Tips: Avoiding a Heating Oil Leak or Spill
The winter heating season is upon us. But before the weather turns too frosty, the Massachusetts Department of Environmental Protection (MassDEP -- http://www.mass.gov/dep) offers several sensible, precautionary steps homeowners who heat with oil can take to head off potentially costly problems caused by fuel leaks and spills. The typical cleanup cost from spills ranges from $20,000 to $50,000.
For All Heating Oil Systems
Every fall you should:
- Inspect for leaks. Look at the tank, fuel delivery line, valves, piping and fittings.
- Have your oil company clean the furnace, and repair or replace damaged parts. A well-maintained furnace means lower fuel bills and cleaner emissions.
- Inspect the vent pipe to ensure that it is free of obstructions and that an audible signal (whistle) is on the vent. Oil company personnel listen for the whistle to help avoid overfills.
Year-round you should:
- Retain all oil delivery receipts. Keep them handy so you can track your oil demand. Unexpected increases may indicate a leak.
- Ensure that your street number is clearly visible from the road to prevent oil company personnel from delivering fuel to the wrong address.
- Clearly mark the location of the tank's fill pipe to ensure that oil company personnel deliver your order to the right place.
At least every 10 years, have the oil tank cleaned out. Over time, water (from condensation) and sludge can cause corrosion, resulting in leaks.
If you remove your tank, also remove fill and vent pipes immediately to prevent a fuel delivery to a location without an attached tank. For your new tank, consider purchasing one with double walls; they provide an extra layer of protection regardless of where the tank is located.
For Indoor Aboveground Storage Tanks
Inspect indoor aboveground storage tanks for signs of pitting and corrosion, particularly at the bottom of the tank. Tanks primarily rust from the inside out, so if signs of aging are present, replace the tank. Indoor tanks generally do not last more than about 30 years, and often their lifespan is much shorter.
Consider installing two inexpensive upgrades. Place a plastic heating oil tray or pan under the tank, and replace the fuel delivery line with one encased in a protective sleeve. The pan or tray will make it easier to keep the tank area clean and help identify and contain small leaks. Installing a sleeve, which covers the delivery line, protects it from physical damage and moisture.
For Underground Storage Tanks
Determine if the underground storage tank is made of steel (common) or fiberglass (rare). Most steel underground storage tanks will last approximately 10 to 20 years. If the tank is older than that or the age is unknown, replace it with an above ground storage tank. Locate your new tank under a shelter, or inside a basement or garage to prevent rust, corrosion, or damage.
For Outdoor Aboveground Tanks
Ask an oil technician to inspect the stability of the aboveground tank.
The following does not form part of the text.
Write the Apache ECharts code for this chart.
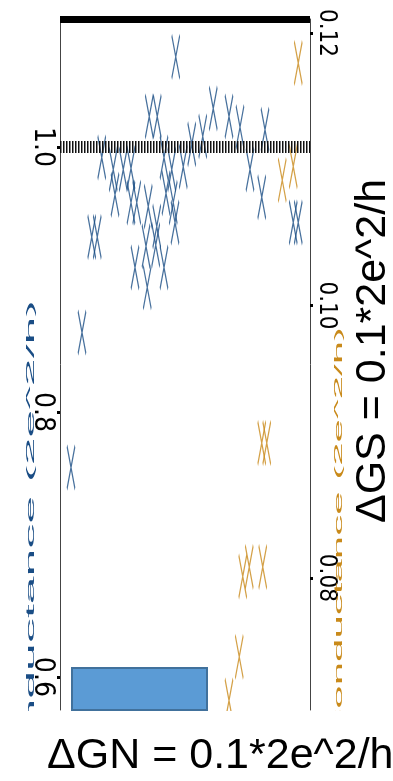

A full 275-gallon tank weighs more than 2,000 pounds. They have metal legs and should sit on a concrete pad. If the legs become loose or the pad cracks, the tank can fall over and rupture.
Replace an outdoor above-ground storage tank that has been uncovered for 10 years or longer. These tanks rust from the inside out, so cleaning or painting the outside does not usually prolong their life.
Protect the tank from the weather, such as falling snow and ice, and prevent ruptures by tree limbs.